Records:
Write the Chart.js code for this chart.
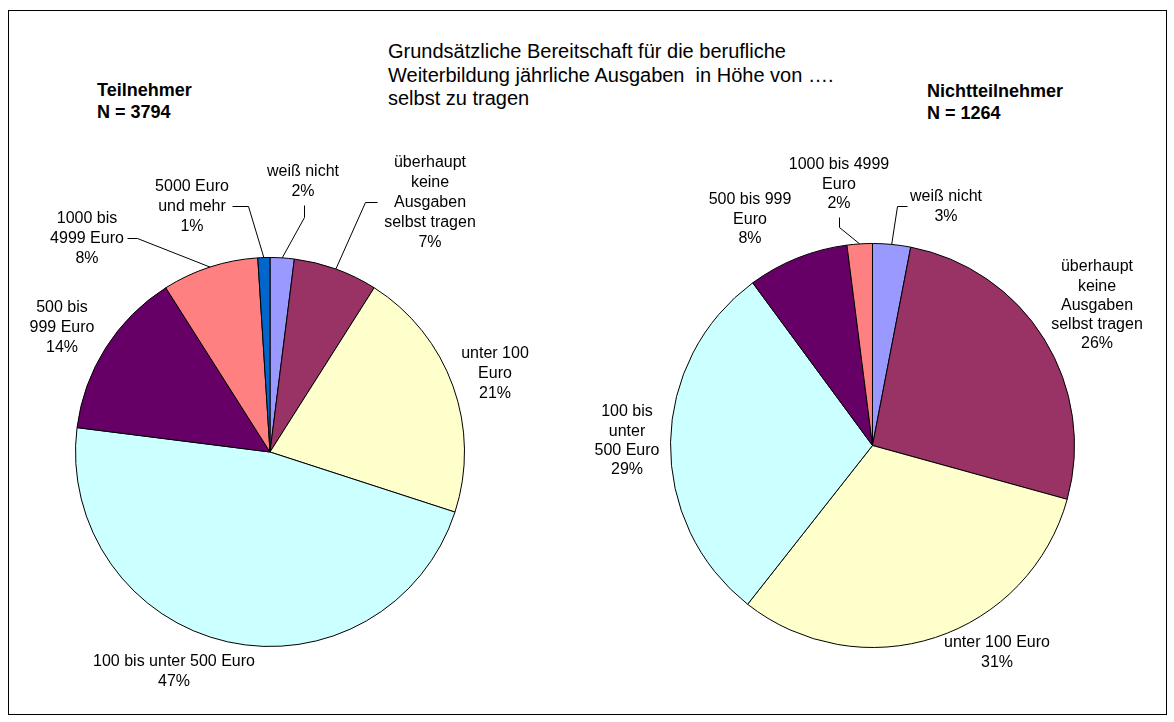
<!DOCTYPE html>
<html>
<head>
<meta charset="utf-8">
<script src="https://cdn.jsdelivr.net/npm/chart.js@4"></script>
<style>
  body { margin: 0; background: #fff; }
  #wrap { position: relative; width: 1174px; height: 722px; font-family: "Liberation Sans", Arial, sans-serif; color: #000; }
  #frame { position: absolute; left: 8px; top: 10px; width: 1157px; height: 703px; border: 1px solid #000; }
  canvas { position: absolute; left: 0; top: 0; }
  .title { position: absolute; left: 388px; top: 40px; font-size: 20px; line-height: 23.5px; white-space: pre; }
  .group { position: absolute; font-size: 18px; font-weight: bold; line-height: 22px; white-space: pre; }
</style>
</head>
<body>
<div id="wrap">
  <div id="frame"></div>
  <div class="title">Grundsätzliche Bereitschaft für die berufliche
Weiterbildung jährliche Ausgaben  in Höhe von ….
selbst zu tragen</div>
  <div class="group" style="left:97px; top:79px;">Teilnehmer
N = 3794</div>
  <div class="group" style="left:927px; top:80px;">Nichtteilnehmer
N = 1264</div>
  <canvas id="leftPie" width="1174" height="722"></canvas>
  <canvas id="rightPie" width="1174" height="722"></canvas>
</div>
<script>
// categories (label lines as shown in each pie)
const leftNames = [
    ["weiß nicht"],
    ["überhaupt", "keine", "Ausgaben", "selbst tragen"],
    ["unter 100", "Euro"],
    ["100 bis unter 500 Euro"],
    ["500 bis", "999 Euro"],
    ["1000 bis", "4999 Euro"],
    ["5000 Euro", "und mehr"]
];
const leftValues = [2, 7, 21, 47, 14, 8, 1];

const rightNames = [
    ["weiß nicht"],
    ["überhaupt", "keine", "Ausgaben", "selbst tragen"],
    ["unter 100 Euro"],
    ["100 bis", "unter", "500 Euro"],
    ["500 bis 999", "Euro"],
    ["1000 bis 4999", "Euro"]
];
const rightValues = [3, 26, 31, 29, 8, 2];

const sliceColors = ["#9999FF", "#993366", "#FFFFCC", "#CCFFFF", "#660066", "#FF8080", "#0066CC"];

// label placement (page pixels): centre x, first line y, leader bend points
const leftLabelPos = [
    { x: 303, y: 172, leader: [[304, 205], [304, 217]] },
    { x: 430, y: 163, leader: [[377, 202], [365, 202]] },
    { x: 495, y: 354 },
    { x: 174, y: 662 },
    { x: 62, y: 308 },
    { x: 87, y: 219, leader: [[127, 238], [137, 238]] },
    { x: 192, y: 187, leader: [[232, 206], [248, 206]] }
];
const rightLabelPos = [
    { x: 946, y: 197, leader: [[907, 206], [897, 206]] },
    { x: 1097, y: 267 },
    { x: 997, y: 643 },
    { x: 627, y: 412 },
    { x: 750, y: 200 },
    { x: 839, y: 165, leader: [[839, 217], [839, 227]] }
];

const sliceLabels = {
    id: "sliceLabels",
    afterDraw(chart, args, opts) {
        const ctx = chart.ctx;
        const meta = chart.getDatasetMeta(0);
        const values = chart.data.datasets[0].data;
        ctx.save();
        ctx.fillStyle = "#000";
        ctx.strokeStyle = "#000";
        ctx.lineWidth = 1;
        ctx.font = "16px 'Liberation Sans', Arial, sans-serif";
        ctx.textAlign = "center";
        ctx.textBaseline = "middle";
        opts.names.forEach((lines, i) => {
            const pos = opts.positions[i];
            const all = lines.concat([values[i] + "%"]);
            all.forEach((t, k) => ctx.fillText(t, pos.x, pos.y + k * opts.lineHeight));
            if (pos.leader) {
                const arc = meta.data[i].getProps(["x", "y", "startAngle", "endAngle", "outerRadius"], true);
                const mid = (arc.startAngle + arc.endAngle) / 2;
                const ex = arc.x + Math.cos(mid) * arc.outerRadius;
                const ey = arc.y + Math.sin(mid) * arc.outerRadius;
                ctx.beginPath();
                ctx.moveTo(pos.leader[0][0] + 0.5, pos.leader[0][1] + 0.5);
                for (let k = 1; k < pos.leader.length; k++) {
                    ctx.lineTo(pos.leader[k][0] + 0.5, pos.leader[k][1] + 0.5);
                }
                ctx.lineTo(ex, ey);
                ctx.stroke();
            }
        });
        ctx.restore();
    }
};

function makePie(id, names, values, positions, padding, lineHeight) {
    return new Chart(document.getElementById(id).getContext("2d"), {
        type: "pie",
        data: {
            labels: names.map(n => n.join(" ")),
            datasets: [{
                data: values,
                backgroundColor: sliceColors.slice(0, values.length),
                borderColor: "#000",
                borderWidth: 1
            }]
        },
        options: {
            responsive: false,
            animation: false,
            events: [],
            layout: { padding: padding },
            plugins: {
                legend: { display: false },
                tooltip: { enabled: false },
                sliceLabels: { names: names, positions: positions, lineHeight: lineHeight }
            }
        },
        plugins: [sliceLabels]
    });
}

makePie("leftPie", leftNames, leftValues, leftLabelPos,
    { left: 75, top: 257, right: 709, bottom: 75 }, 19.8);
makePie("rightPie", rightNames, rightValues, rightLabelPos,
    { left: 670, top: 243, right: 99, bottom: 74 }, 19.2);
</script>
</body>
</html>
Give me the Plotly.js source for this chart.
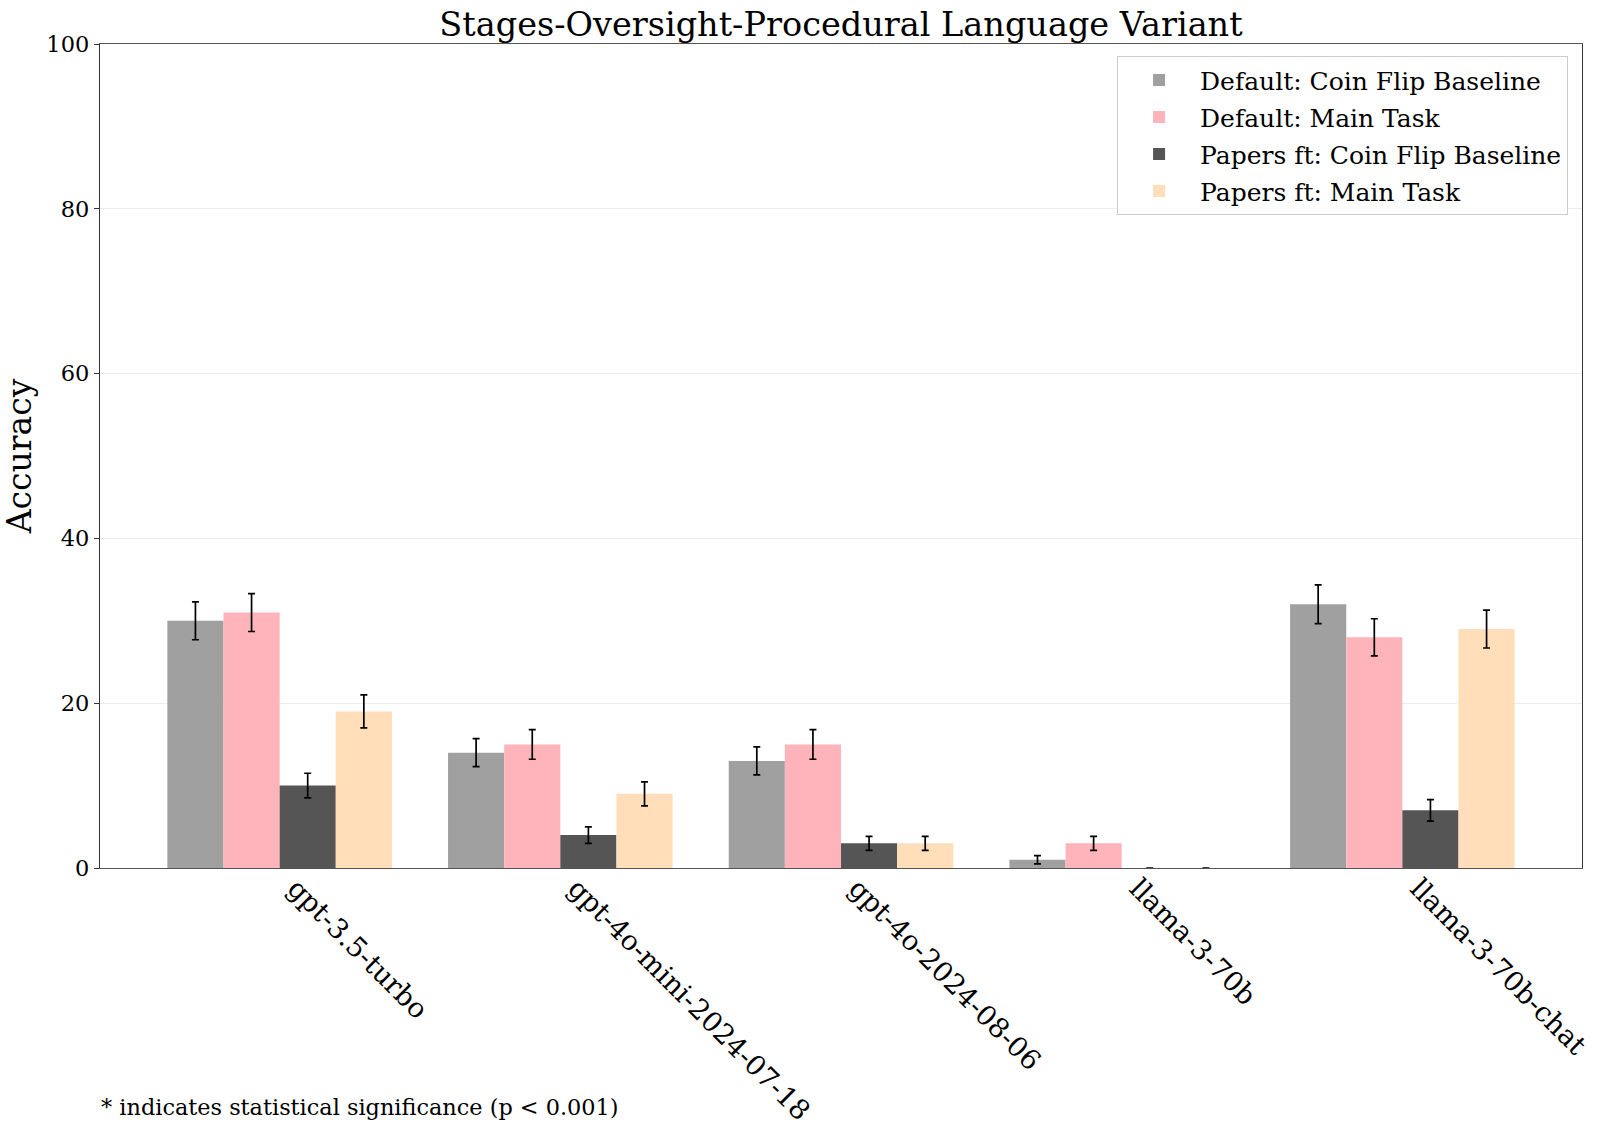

Your goal: Copy all the lines of data exactly as they appear, dropping any images.

Exercise output:
Write the Chart.js code for this chart.
<!DOCTYPE html>
<html>
<head>
<meta charset="utf-8">
<script src="https://cdn.jsdelivr.net/npm/chart.js@4"></script>
<style>
  body { margin: 0; background: #fff; }
  #wrap { position: relative; width: 1174px; height: 722px; font-family: "Liberation Sans", Arial, sans-serif; color: #000; }
  #frame { position: absolute; left: 8px; top: 10px; width: 1157px; height: 703px; border: 1px solid #000; }
  canvas { position: absolute; left: 0; top: 0; }
  .title { position: absolute; left: 388px; top: 40px; font-size: 20px; line-height: 23.5px; white-space: pre; }
  .group { position: absolute; font-size: 18px; font-weight: bold; line-height: 22px; white-space: pre; }
</style>
</head>
<body>
<div id="wrap">
  <div id="frame"></div>
  <div class="title">Grundsätzliche Bereitschaft für die berufliche
Weiterbildung jährliche Ausgaben  in Höhe von ….
selbst zu tragen</div>
  <div class="group" style="left:97px; top:79px;">Teilnehmer
N = 3794</div>
  <div class="group" style="left:927px; top:80px;">Nichtteilnehmer
N = 1264</div>
  <canvas id="leftPie" width="1174" height="722"></canvas>
  <canvas id="rightPie" width="1174" height="722"></canvas>
</div>
<script>
// categories (label lines as shown in each pie)
const leftNames = [
    ["weiß nicht"],
    ["überhaupt", "keine", "Ausgaben", "selbst tragen"],
    ["unter 100", "Euro"],
    ["100 bis unter 500 Euro"],
    ["500 bis", "999 Euro"],
    ["1000 bis", "4999 Euro"],
    ["5000 Euro", "und mehr"]
];
const leftValues = [2, 7, 21, 47, 14, 8, 1];

const rightNames = [
    ["weiß nicht"],
    ["überhaupt", "keine", "Ausgaben", "selbst tragen"],
    ["unter 100 Euro"],
    ["100 bis", "unter", "500 Euro"],
    ["500 bis 999", "Euro"],
    ["1000 bis 4999", "Euro"]
];
const rightValues = [3, 26, 31, 29, 8, 2];

const sliceColors = ["#9999FF", "#993366", "#FFFFCC", "#CCFFFF", "#660066", "#FF8080", "#0066CC"];

// label placement (page pixels): centre x, first line y, leader bend points
const leftLabelPos = [
    { x: 303, y: 172, leader: [[304, 205], [304, 217]] },
    { x: 430, y: 163, leader: [[377, 202], [365, 202]] },
    { x: 495, y: 354 },
    { x: 174, y: 662 },
    { x: 62, y: 308 },
    { x: 87, y: 219, leader: [[127, 238], [137, 238]] },
    { x: 192, y: 187, leader: [[232, 206], [248, 206]] }
];
const rightLabelPos = [
    { x: 946, y: 197, leader: [[907, 206], [897, 206]] },
    { x: 1097, y: 267 },
    { x: 997, y: 643 },
    { x: 627, y: 412 },
    { x: 750, y: 200 },
    { x: 839, y: 165, leader: [[839, 217], [839, 227]] }
];

const sliceLabels = {
    id: "sliceLabels",
    afterDraw(chart, args, opts) {
        const ctx = chart.ctx;
        const meta = chart.getDatasetMeta(0);
        const values = chart.data.datasets[0].data;
        ctx.save();
        ctx.fillStyle = "#000";
        ctx.strokeStyle = "#000";
        ctx.lineWidth = 1;
        ctx.font = "16px 'Liberation Sans', Arial, sans-serif";
        ctx.textAlign = "center";
        ctx.textBaseline = "middle";
        opts.names.forEach((lines, i) => {
            const pos = opts.positions[i];
            const all = lines.concat([values[i] + "%"]);
            all.forEach((t, k) => ctx.fillText(t, pos.x, pos.y + k * opts.lineHeight));
            if (pos.leader) {
                const arc = meta.data[i].getProps(["x", "y", "startAngle", "endAngle", "outerRadius"], true);
                const mid = (arc.startAngle + arc.endAngle) / 2;
                const ex = arc.x + Math.cos(mid) * arc.outerRadius;
                const ey = arc.y + Math.sin(mid) * arc.outerRadius;
                ctx.beginPath();
                ctx.moveTo(pos.leader[0][0] + 0.5, pos.leader[0][1] + 0.5);
                for (let k = 1; k < pos.leader.length; k++) {
                    ctx.lineTo(pos.leader[k][0] + 0.5, pos.leader[k][1] + 0.5);
                }
                ctx.lineTo(ex, ey);
                ctx.stroke();
            }
        });
        ctx.restore();
    }
};

function makePie(id, names, values, positions, padding, lineHeight) {
    return new Chart(document.getElementById(id).getContext("2d"), {
        type: "pie",
        data: {
            labels: names.map(n => n.join(" ")),
            datasets: [{
                data: values,
                backgroundColor: sliceColors.slice(0, values.length),
                borderColor: "#000",
                borderWidth: 1
            }]
        },
        options: {
            responsive: false,
            animation: false,
            events: [],
            layout: { padding: padding },
            plugins: {
                legend: { display: false },
                tooltip: { enabled: false },
                sliceLabels: { names: names, positions: positions, lineHeight: lineHeight }
            }
        },
        plugins: [sliceLabels]
    });
}

makePie("leftPie", leftNames, leftValues, leftLabelPos,
    { left: 75, top: 257, right: 709, bottom: 75 }, 19.8);
makePie("rightPie", rightNames, rightValues, rightLabelPos,
    { left: 670, top: 243, right: 99, bottom: 74 }, 19.2);
</script>
</body>
</html>
Give me the Plotly.js source for this chart.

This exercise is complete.